__Challenge__. Wherever the string "React" appears, copy the whole line.

__Dataset records__.
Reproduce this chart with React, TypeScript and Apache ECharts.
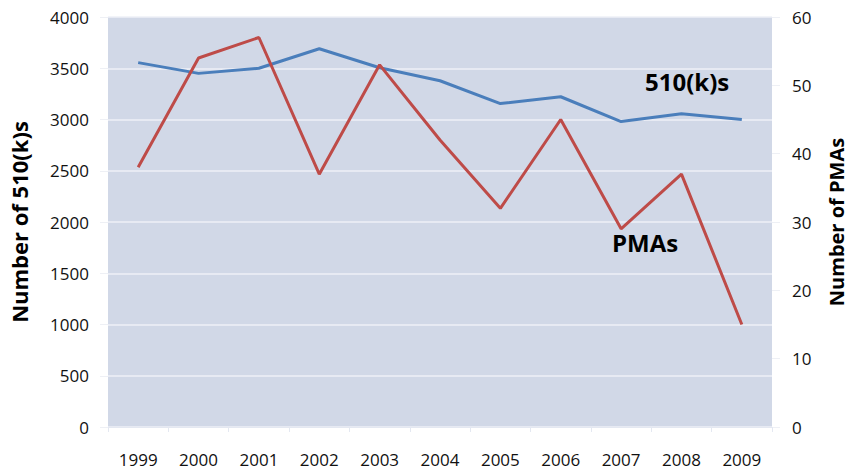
import React, { useEffect, useRef } from "react";
import * as echarts from "echarts";

const years = ["1999", "2000", "2001", "2002", "2003", "2004", "2005", "2006", "2007", "2008", "2009"];
const k510 = [3555, 3450, 3500, 3690, 3505, 3378, 3155, 3222, 2980, 3057, 3000];
const pmas = [38, 54, 57, 37, 53, 42, 32, 45, 29, 37, 15];

const FONT = "'Open Sans', 'Liberation Sans', sans-serif";

export default function App() {
  const ref = useRef<HTMLDivElement>(null);
  useEffect(() => {
    if (!ref.current) return;
    const chart = echarts.init(ref.current, null, { renderer: "svg" });
    chart.setOption({
      animation: false,
      backgroundColor: "#ffffff",
      grid: {
        left: 108, right: 78, top: 17, bottom: 45,
        show: true, backgroundColor: "#D1D8E7", borderWidth: 0,
        containLabel: false, outerBoundsMode: "none",
      },
      xAxis: {
        type: "category",
        data: years,
        boundaryGap: true,
        axisLine: { show: true, lineStyle: { color: "#E4E8F1", width: 1 } },
        axisTick: { show: true, length: 5, lineStyle: { color: "#E4E8F1" } },
        axisLabel: { color: "#111", fontSize: 17, fontFamily: FONT, margin: 24 },
      },
      yAxis: [
        {
          type: "value",
          min: 0,
          max: 4000,
          interval: 500,
          name: "Number of 510(k)s",
          nameLocation: "middle",
          nameGap: 78,
          nameTextStyle: { color: "#000", fontSize: 22, fontWeight: "bold", fontFamily: FONT },
          axisLine: { show: false },
          axisTick: { show: true, length: 8, lineStyle: { color: "#EEF0F5" } },
          axisLabel: { color: "#111", fontSize: 17, fontFamily: FONT, margin: 19, formatter: (v: number) => String(v) },
          splitLine: { show: true, lineStyle: { color: "#EEF1F7", width: 1.5 } },
        },
        {
          type: "value",
          min: 0,
          max: 60,
          interval: 10,
          name: "Number of PMAs",
          nameLocation: "middle",
          nameGap: 53,
          nameRotate: 90,
          nameTextStyle: { color: "#000", fontSize: 20, fontWeight: "bold", fontFamily: FONT, lineHeight: 22 },
          axisLine: { show: false },
          axisTick: { show: true, length: 8, lineStyle: { color: "#EEF0F5" } },
          axisLabel: { color: "#111", fontSize: 17, fontFamily: FONT, margin: 20, formatter: (v: number) => String(v) },
          splitLine: { show: false },
        },
      ],
      series: [
        {
          name: "510(k)s",
          type: "line",
          data: k510,
          yAxisIndex: 0,
          symbol: "none",
          lineStyle: { color: "#4A7EBB", width: 3 },
        },
        {
          name: "PMAs",
          type: "line",
          data: pmas,
          yAxisIndex: 1,
          symbol: "none",
          lineStyle: { color: "#BE4B48", width: 3 },
        },
      ],
      graphic: [
        {
          type: "text",
          left: 645,
          top: 69,
          style: { text: "510(k)s", fontSize: 24, fontWeight: "bold", fontFamily: FONT, fill: "#000" },
        },
        {
          type: "text",
          left: 612,
          top: 230,
          style: { text: "PMAs", fontSize: 24, fontWeight: "bold", fontFamily: FONT, fill: "#000" },
        },
      ],
    });
    return () => chart.dispose();
  }, []);
  return <div ref={ref} style={{ width: 850, height: 472, position: "absolute", left: 0, top: 0 }} />;
}
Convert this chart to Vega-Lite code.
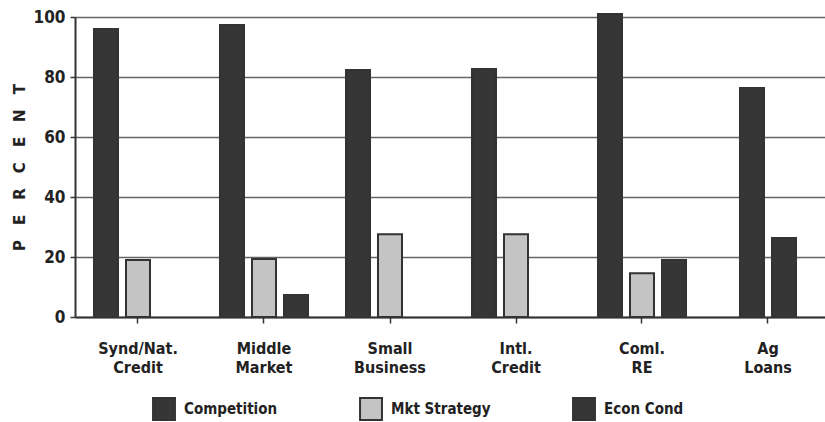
{
  "$schema": "https://vega.github.io/schema/vega-lite/v6.json",
  "autosize": {"type": "none"},
  "padding": {"left": 75, "top": 17, "right": 0, "bottom": 105},
  "width": 756,
  "height": 300,
  "background": "white",
  "config": {
    "font": "DejaVu Sans Condensed",
    "view": {"stroke": null}
  },
  "data": {
    "values": [
      {"category": "Synd/Nat. Credit", "series": "Competition", "value": 96},
      {"category": "Synd/Nat. Credit", "series": "Mkt Strategy", "value": 19},
      {"category": "Middle Market", "series": "Competition", "value": 97.3},
      {"category": "Middle Market", "series": "Mkt Strategy", "value": 19.3},
      {"category": "Middle Market", "series": "Econ Cond", "value": 7.3},
      {"category": "Small Business", "series": "Competition", "value": 82.3},
      {"category": "Small Business", "series": "Mkt Strategy", "value": 27.6},
      {"category": "Intl. Credit", "series": "Competition", "value": 82.7},
      {"category": "Intl. Credit", "series": "Mkt Strategy", "value": 27.6},
      {"category": "Coml. RE", "series": "Competition", "value": 101},
      {"category": "Coml. RE", "series": "Mkt Strategy", "value": 14.6},
      {"category": "Coml. RE", "series": "Econ Cond", "value": 19},
      {"category": "Ag Loans", "series": "Competition", "value": 76.3},
      {"category": "Ag Loans", "series": "Econ Cond", "value": 26.3}
    ]
  },
  "encoding": {
    "x": {
      "field": "category", "type": "nominal",
      "scale": {
        "domain": ["Synd/Nat. Credit", "Middle Market", "Small Business", "Intl. Credit", "Coml. RE", "Ag Loans"],
        "paddingInner": 0.238, "paddingOuter": 0.119
      },
      "axis": {
        "title": null, "labelAngle": 0, "labelExpr": "split(datum.label, ' ')",
        "labelFont": "DejaVu Sans Condensed", "labelFontWeight": "bold", "labelFontSize": 16,
        "labelColor": "#222", "labelLineHeight": 19, "labelPadding": 17, "labelBaseline": "top",
        "tickColor": "#333", "tickSize": 6, "tickWidth": 1.5,
        "domainColor": "#333", "domainWidth": 2, "grid": false
      }
    },
    "y": {
      "field": "value", "type": "quantitative",
      "scale": {"domain": [0, 100], "nice": false},
      "axis": {
        "title": "P\u2003E\u2003R\u2003C\u2003E\u2003N\u2003T", "titleFont": "DejaVu Sans", "titleFontWeight": "bold", "titleFontSize": 15,
        "titleColor": "#222", "titlePadding": 6,
        "values": [0, 20, 40, 60, 80, 100],
        "labelFont": "DejaVu Sans Condensed", "labelFontWeight": "bold", "labelFontSize": 17,
        "labelColor": "#222", "labelPadding": 5,
        "tickColor": "#333", "tickSize": 5, "tickWidth": 1.5,
        "domainColor": "#333", "domainWidth": 2,
        "grid": true, "gridColor": "#666", "gridWidth": 1.6
      }
    },
    "color": {
      "field": "series", "type": "nominal",
      "scale": {"domain": ["Competition", "Mkt Strategy", "Econ Cond"], "range": ["#363636", "#c4c4c4", "#363636"]},
      "legend": {
        "title": null, "orient": "none", "legendX": 77, "legendY": 380, "direction": "horizontal",
        "symbolType": "square", "symbolSize": 480, "symbolStrokeColor": "#333", "symbolStrokeWidth": 2,
        "symbolOpacity": 1,
        "labelFont": "DejaVu Sans Condensed", "labelFontWeight": "bold", "labelFontSize": 15,
        "labelColor": "#222", "labelOffset": 8, "columnPadding": 78
      }
    }
  },
  "layer": [
    {
      "transform": [{"filter": "datum.category !== 'Ag Loans'"}],
      "mark": {"type": "bar", "stroke": "#333", "strokeWidth": 2},
      "encoding": {
        "xOffset": {"field": "series", "type": "nominal",
          "scale": {"domain": ["Competition", "Mkt Strategy", "Econ Cond"], "paddingInner": 0.25, "paddingOuter": 0.125}}
      }
    },
    {
      "transform": [{"filter": "datum.category === 'Ag Loans'"}],
      "mark": {"type": "bar", "stroke": "#333", "strokeWidth": 2},
      "encoding": {
        "xOffset": {"field": "series", "type": "nominal",
          "scale": {"domain": ["Competition", "Econ Cond"], "paddingInner": 0.25, "paddingOuter": 0.625}}
      }
    }
  ],
  "resolve": {"scale": {"xOffset": "independent"}}
}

__Result of this task__.
Reproduce this chart with React, TypeScript and Apache ECharts.
import React, { useEffect, useRef } from "react";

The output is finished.